Fonte: Corriere della Sera
di Antonio Polito
Da anni si parla di rafforzare il presidente del Consiglio e l’esecutivo, ma tutta la precedentepedagogia politica, bipartisan e tripartisan,è stata capovolta in pochi giorni
Pare che il presidente del Consiglio non conti più nulla. Che sia un mero «esecutore», come l’ha definito Di Maio. Qualcuno cui passare il «contratto di governo» scritto dai partiti in modo che lo legga ad alta voce in Parlamento, e che torni a chiedere istruzioni quando la realtà non dovesse combaciare con il testo. Una ciliegina sulla torta del programma. È così? La Costituzione italiana ne definisce ruolo e poteri all’articolo 95: «Il presidente del Consiglio dirige la politica generale del governo e ne è responsabile. Mantiene l’unità di indirizzo politico e amministrativo, promuovendo e coordinando l’attività dei ministri». A prescindere dalla qualità delle persone, sembra difficile che anche il migliore dei cosiddetti «premier terzi», come vengono oggi definiti i candidati per caso a Palazzo Chigi, possa effettivamente dirigere il governo, esserne responsabile, e mantenerne l’unità di indirizzo politico. Mattarella dovrebbe dunque dare l’incarico a un portavoce? Eppure la scelta del presidente del Consiglio sembrava importantissima ancora poche settimane fa. Tutti i partiti, anche i più improbabili, hanno presentato in campagna elettorale propri candidati alla carica. I Cinque Stelle cambiarono addirittura lo statuto per investire Di Maio delle prerogative corrispondenti al ruolo, a partire dalla scelta dei ministri. Nel centrodestra si stabilì con un apposito vertice che il premier in pectore sarebbe stato il primo arrivato tra i tre candidati in corsa.

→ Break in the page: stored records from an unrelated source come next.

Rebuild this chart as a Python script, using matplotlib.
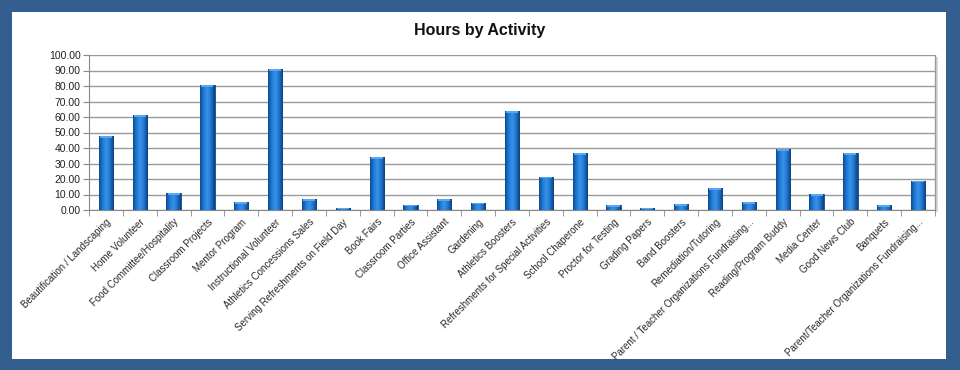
import numpy as np
import matplotlib
matplotlib.use("Agg")
import matplotlib.pyplot as plt
from matplotlib.patches import Rectangle
from matplotlib.colors import LinearSegmentedColormap

categories = [
    "Beautification / Landscaping", "Home Volunteer", "Food Committee/Hospitality",
    "Classroom Projects", "Mentor Program", "Instructional Volunteer",
    "Athletics Concessions Sales", "Serving Refreshments on Field Day", "Book Fairs",
    "Classroom Parties", "Office Assistant", "Gardening", "Athletics Boosters",
    "Refreshments for Special Activities", "School Chaperone", "Proctor for Testing",
    "Grading Papers", "Band Boosters", "Remediation/Tutoring",
    "Parent / Teacher Organizations Fundraising...", "Reading/Program Buddy",
    "Media Center", "Good News Club", "Banquets",
    "Parent/Teacher Organizations Fundraising...",
]
hours = [47.8, 61.1, 11.0, 80.6, 5.2, 91.1, 7.1, 1.5, 33.9, 3.5, 7.1, 4.8, 64.1,
         21.6, 36.9, 3.3, 1.5, 3.9, 14.0, 5.2, 39.1, 10.2, 36.5, 3.3, 19.0]
yticks = [0, 10, 20, 30, 40, 50, 60, 70, 80, 90, 100]

plt.rcParams['font.family'] = ['Liberation Sans Narrow', 'Liberation Sans', 'DejaVu Sans']

fig = plt.figure(figsize=(9.6, 3.7), dpi=100)
fig.patch.set_facecolor('#355E90')
# white inner panel
fig.add_artist(Rectangle((12/960, 1-359/370), (946-12)/960, (359-12)/370,
                         transform=fig.transFigure, facecolor='white', edgecolor='none', zorder=0))

ax = fig.add_axes([89/960, 1-210/370, (935-89)/960, (210-55)/370])
ax.set_facecolor('none')
x = np.arange(len(categories))
bars = ax.bar(x, hours, width=0.42, color='#1A6BC0', edgecolor='#0D4A8C', linewidth=0.6, zorder=3)

# horizontal gradient inside each bar
cmap = LinearSegmentedColormap.from_list('bar', ['#0B4A90', '#1E7BD8', '#3A93E8', '#1E74CC', '#0A3F7E'])
grad = np.linspace(0, 1, 64).reshape(1, -1)
for b in bars:
    x0, w, h = b.get_x(), b.get_width(), b.get_height()
    im = ax.imshow(grad, cmap=cmap, extent=(x0, x0 + w, 0, h), aspect='auto', zorder=3.5,
                   interpolation='bicubic')
    im.set_clip_path(b)
    # light cap on top
    cap = min(1.2, h * 0.5)
    ax.bar(x0 + w / 2, cap, width=w * 0.85, bottom=h - cap, color='#58A8F0',
           edgecolor='none', zorder=4)

ax.set_xlim(-0.5, len(categories) - 0.5)
ax.set_ylim(0, 100)
ax.set_yticks(yticks)
ax.set_yticklabels([f"{v:.2f}" for v in yticks], fontsize=7.5, color='#222222')
ax.yaxis.grid(True, color='#9A9A9A', linewidth=1.0, zorder=1)
ax.set_axisbelow(True)

ax.set_xticks(x)
ax.set_xticklabels(categories, rotation=45, ha='right', rotation_mode='anchor',
                   fontsize=7.0, color='#2A2A2A')
ax.tick_params(axis='x', length=0, pad=5)
ax.set_xticks(np.arange(-0.5, len(categories), 1), minor=True)
ax.tick_params(axis='x', which='minor', length=4, color='#888888', direction='out')
ax.tick_params(axis='y', length=4, color='#888888', direction='out', pad=2)

for s in ['top']:
    ax.spines[s].set_visible(False)
ax.spines['left'].set_color('#888888')
ax.spines['bottom'].set_color('#888888')
ax.spines['right'].set_color('#9A9A9A')
ax.spines['right'].set_linewidth(1.0)
# soft shadow on the right side of plot area
ax.add_patch(Rectangle((1.0, -0.01), 0.004, 1.0, transform=ax.transAxes,
                       facecolor='#D8D8D8', edgecolor='none', clip_on=False, zorder=0))

fig.text(480/960, 1-31/370, "Hours by Activity", ha='center', va='center',
         fontsize=11.5, fontweight='bold', color='#111111',
         family=['Liberation Sans', 'DejaVu Sans'])

fig.savefig('out.png', dpi=100, facecolor=fig.get_facecolor())
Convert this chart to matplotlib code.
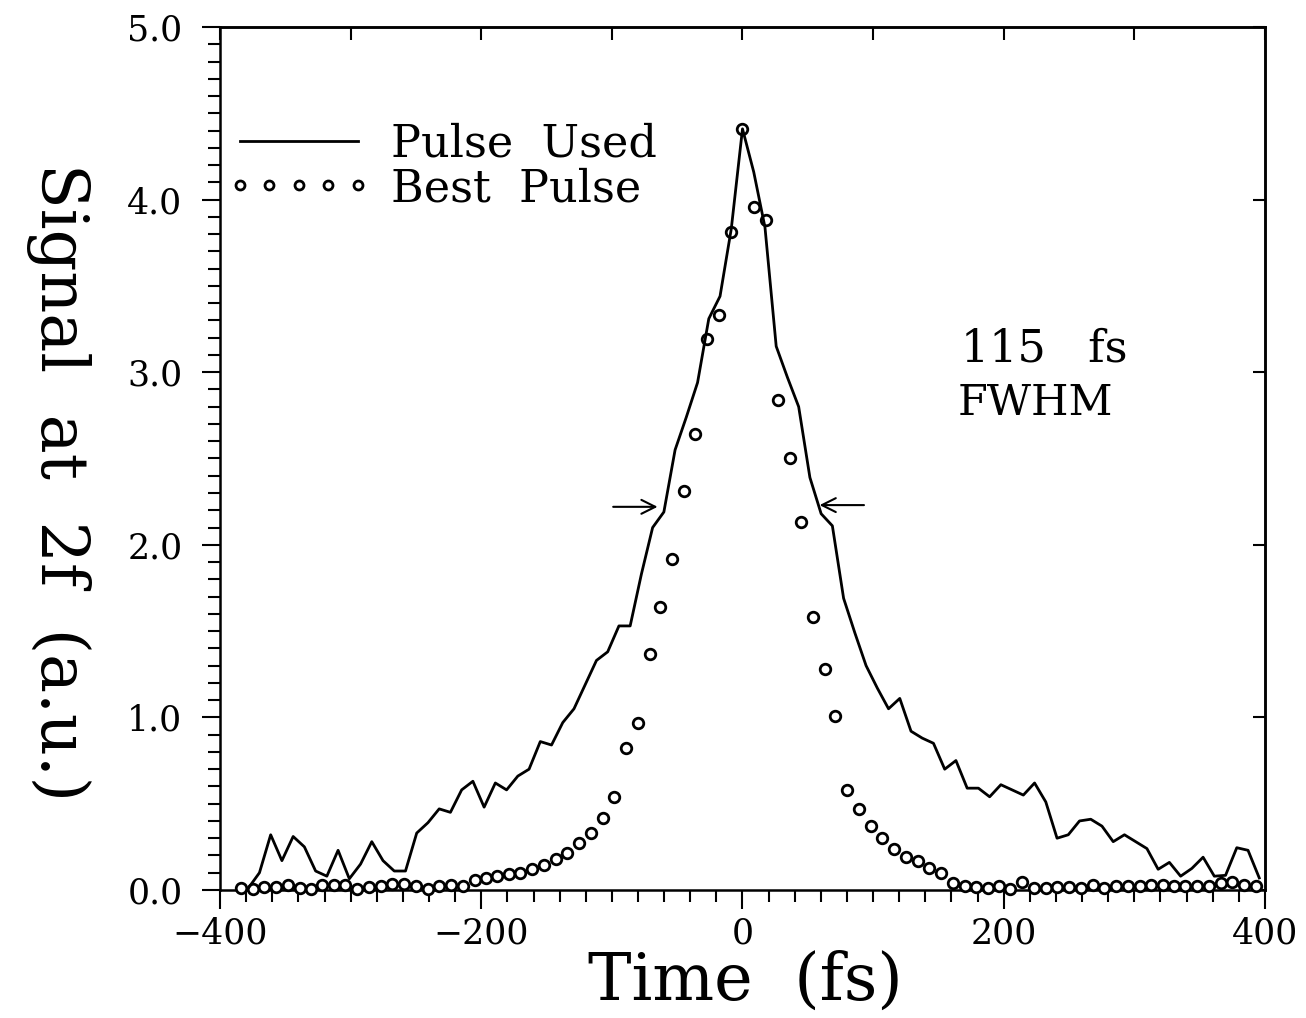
import matplotlib
matplotlib.use("Agg")
import matplotlib.pyplot as plt
from matplotlib.ticker import MultipleLocator
from matplotlib.lines import Line2D
from matplotlib.legend_handler import HandlerLine2D

plt.rcParams['font.family'] = ['DejaVu Serif']

# ---- data: "Pulse Used" (solid line) ----
used_time_fs = [-378.4, -369.8, -361.2, -352.6, -344.0, -335.4, -326.8, -318.2, -309.6, -301.0,
                -292.4, -283.8, -275.2, -266.6, -258.0, -249.4, -240.8, -232.2, -223.6, -215.0,
                -206.4, -197.8, -189.2, -180.6, -172.0, -163.4, -154.8, -146.2, -137.6, -129.0,
                -120.4, -111.8, -103.2, -94.6, -86.0, -77.4, -68.8, -60.2, -51.6, -43.0,
                -34.4, -25.8, -17.2, -8.6, 0.0, 8.6, 17.2, 25.8, 34.4, 43.0,
                51.6, 60.2, 68.8, 77.4, 86.0, 94.6, 103.2, 111.8, 120.4, 129.0,
                137.6, 146.2, 154.8, 163.4, 172.0, 180.6, 189.2, 197.8, 206.4, 215.0,
                223.6, 232.2, 240.8, 249.4, 258.0, 266.6, 275.2, 283.8, 292.4, 301.0,
                309.6, 318.2, 326.8, 335.4, 344.0, 352.6, 361.2, 369.8, 378.4, 387.0,
                395.6]
used_signal = [0.01, 0.10, 0.32, 0.17, 0.31, 0.25, 0.11, 0.08, 0.23, 0.065,
               0.15, 0.28, 0.17, 0.11, 0.11, 0.33, 0.39, 0.47, 0.45, 0.58,
               0.63, 0.48, 0.62, 0.58, 0.66, 0.70, 0.86, 0.84, 0.97, 1.05,
               1.19, 1.33, 1.38, 1.53, 1.53, 1.83, 2.10, 2.19, 2.55, 2.74,
               2.94, 3.31, 3.44, 3.83, 4.41, 4.16, 3.84, 3.15, 2.97, 2.80,
               2.39, 2.18, 2.11, 1.69, 1.49, 1.30, 1.17, 1.05, 1.11, 0.92,
               0.88, 0.85, 0.70, 0.75, 0.59, 0.59, 0.54, 0.61, 0.58, 0.55,
               0.62, 0.51, 0.30, 0.32, 0.40, 0.41, 0.37, 0.28, 0.32, 0.28,
               0.24, 0.12, 0.16, 0.08, 0.125, 0.19, 0.08, 0.085, 0.245, 0.23,
               0.07]

# ---- data: "Best Pulse" (open circles) ----
best_time_fs = [-384, -375, -366, -357, -348, -339, -330, -322, -313, -304,
                -295, -286, -277, -268, -259, -250, -241, -232, -223, -214,
                -205, -196, -188, -179, -170, -161, -152, -143, -134, -125,
                -116, -107, -98, -89, -80, -71, -63, -54, -45, -36,
                -27, -18, -9, 0, 9, 18, 27, 36, 45, 54,
                63, 71, 80, 89, 98, 107, 116, 125, 134, 143,
                152, 161, 170, 179, 188, 196, 205, 214, 223, 232,
                241, 250, 259, 268, 277, 286, 295, 304, 313, 322,
                330, 339, 348, 357, 366, 375, 384, 393]
best_signal = [0.01, 0.005, 0.02, 0.02, 0.03, 0.01, 0.005, 0.03, 0.027, 0.027,
               0.005, 0.015, 0.026, 0.032, 0.032, 0.026, 0.008, 0.025, 0.031, 0.025,
               0.06, 0.07, 0.08, 0.09, 0.10, 0.12, 0.145, 0.18, 0.215, 0.27,
               0.33, 0.42, 0.54, 0.82, 0.97, 1.37, 1.64, 1.92, 2.31, 2.64,
               3.19, 3.33, 3.81, 4.41, 3.96, 3.88, 2.84, 2.50, 2.13, 1.58,
               1.28, 1.01, 0.58, 0.47, 0.37, 0.30, 0.24, 0.19, 0.17, 0.13,
               0.10, 0.04, 0.025, 0.02, 0.01, 0.025, 0.005, 0.045, 0.01, 0.01,
               0.02, 0.02, 0.01, 0.027, 0.01, 0.025, 0.025, 0.025, 0.03, 0.03,
               0.025, 0.025, 0.025, 0.025, 0.04, 0.045, 0.03, 0.025]

x_ticks = [-400, -200, 0, 200, 400]
y_ticks = [0, 1, 2, 3, 4, 5]
y_ticklabels = ['0.0', '1.0', '2.0', '3.0', '4.0', '5.0']
fwhm_half_max = 2.22

W, H = 1306, 1018
fig = plt.figure(figsize=(W / 100, H / 100), dpi=100)
ax = fig.add_axes([220 / W, 128 / H, 1045 / W, 863 / H])

ax.plot(used_time_fs, used_signal, color='black', lw=2.0, zorder=4,
        label='Pulse  Used')
ax.plot(best_time_fs, best_signal, ls='none', marker='o', ms=7.6,
        mfc='white', mec='black', mew=2.0, zorder=3, clip_on=False,
        label='Best  Pulse')

ax.set_xlim(-400, 400)
ax.set_ylim(0, 5)
ax.set_xticks(x_ticks)
ax.set_xticklabels([f'{v}'.replace('-', '\u2212') for v in x_ticks])
ax.xaxis.set_minor_locator(MultipleLocator(20))
ax.set_yticks(y_ticks)
ax.set_yticklabels(y_ticklabels)
ax.yaxis.set_minor_locator(MultipleLocator(0.1))

for s in ax.spines.values():
    s.set_linewidth(1.8)

ax.tick_params(axis='x', which='major', direction='out', length=14, width=1.5,
               pad=5, labelsize=25, top=False)
ax.tick_params(axis='x', which='minor', direction='out', length=8.5, width=1.5,
               top=False)
ax.tick_params(axis='y', which='major', direction='out', length=13, width=1.5,
               pad=14, labelsize=25, right=False)
ax.tick_params(axis='y', which='minor', direction='out', length=9, width=1.5,
               right=False)

secx = ax.secondary_xaxis('top')
secx.set_xticks(range(-400, 401, 100))
secx.tick_params(direction='in', length=9, width=1.5, labeltop=False)
secx.spines['top'].set_linewidth(1.8)
secy = ax.secondary_yaxis('right')
secy.set_yticks(y_ticks)
secy.tick_params(direction='in', length=9, width=1.5, labelright=False)
secy.spines['right'].set_linewidth(1.8)

ax.legend(loc='upper left', bbox_to_anchor=(0.019, 0.889), frameon=False,
          fontsize=32, handlelength=2.65, handletextpad=0.75, labelspacing=0.02,
          borderpad=0, borderaxespad=0, numpoints=5, markerscale=0.85,
          handler_map={Line2D: HandlerLine2D(marker_pad=0)})

ax.text(167, 3.06, '115   fs', fontsize=32, ha='left', va='baseline')
ax.text(165, 2.75, 'FWHM', fontsize=31, ha='left', va='baseline')

arrow_kw = dict(arrowstyle='->', lw=1.5, color='black', mutation_scale=25,
                shrinkA=0, shrinkB=0)
ax.annotate('', xy=(-65, fwhm_half_max), xytext=(-99, fwhm_half_max),
            arrowprops=arrow_kw)
ax.annotate('', xy=(59, fwhm_half_max + 0.01), xytext=(93, fwhm_half_max + 0.01),
            arrowprops=arrow_kw)

fig.text(745 / W, 1 - 982 / H, 'Time  (fs)', fontsize=47, ha='center', va='center')
fig.text(58 / W, 1 - 482 / H, 'Signal  at  2f  (a.u.)', fontsize=47,
         rotation=270, ha='center', va='center')

fig.savefig('out.png', dpi=100)
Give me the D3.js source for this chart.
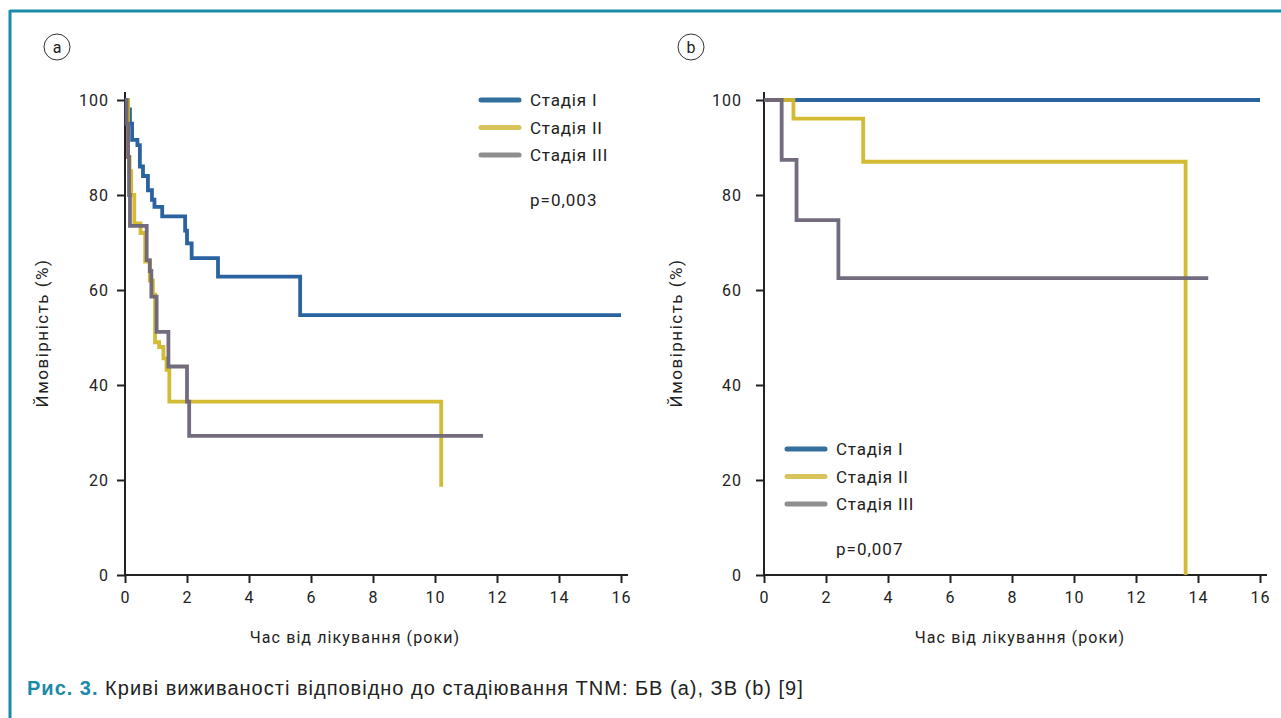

Dai tempi di Craxi (cioè da un trentennio) la politica italiana afferma che sarebbe indispensabile dare più poteri al presidente del Consiglio, più di quanti non gliene attribuisca la Costituzione, considerata troppo timida nel garantire all’esecutivo la necessaria autonomia dal Parlamento, con gravi rischi di consociativismo e indecisionismo. La Seconda Repubblica si chiama «seconda» perché fu fondata sulla possibilità per i cittadini di scegliere il nome del premier nelle urne, grazie al sistema elettorale che prese il nome dall’attuale capo dello Stato. Più di recente Matteo Renzi varò l’Italicum, che di fatto prevedeva addirittura l’elezione diretta del capo del governo attraverso il ballottaggio (poi bocciato perché incostituzionale).
Entrambi i progetti di riforma della Costituzione approvati dal centrodestra nel 2006 e dal centrosinistra nel 2016 avevano lo scopo indiretto di rafforzare l’esecutivo. Ma anche a Costituzione vigente, il legislatore è intervenuto quattro volte per ampliare le funzioni e modificare l’organizzazione della Presidenza del Consiglio. Tutta questa «presidentite» è da decenni indicata all’elettorato come l’unica via per mettersi al passo con le altre democrazie europee, considerate più efficienti e più rispettose della volontà popolare. Ci sono stati i sostenitori del premierato britannico, quelli del cancellierato tedesco e quelli del semi-presidenzialismo alla francese; ma per tutti era necessario rafforzare il comando di chi governa, liberandolo dai condizionamenti del Parlamento e dai ricatti dei partiti. In attesa delle necessarie riforme, i media si sono portati avanti con il lavoro chiamando abitualmente «premier» il presidente del Consiglio (e «governatore» il presidente di Regione).
Tutta questa pedagogia politica, bipartisan e tripartisan, è stata capovolta in pochi giorni, sulla base del paragone delle trattative in corso con il contratto di governo alla tedesca. Ma in Germania Cdu e Spd si sono seduti a scrivere il programma quando era già stabilito che Angela Merkel sarebbe stata la cancelliera. Da noi finora si è giocato a mosca cieca. Per guidare un governo che nelle intenzioni dovrebbe durare un’intera legislatura e scrivere la storia, si cerca un presidente del Consiglio come un idraulico nel weekend.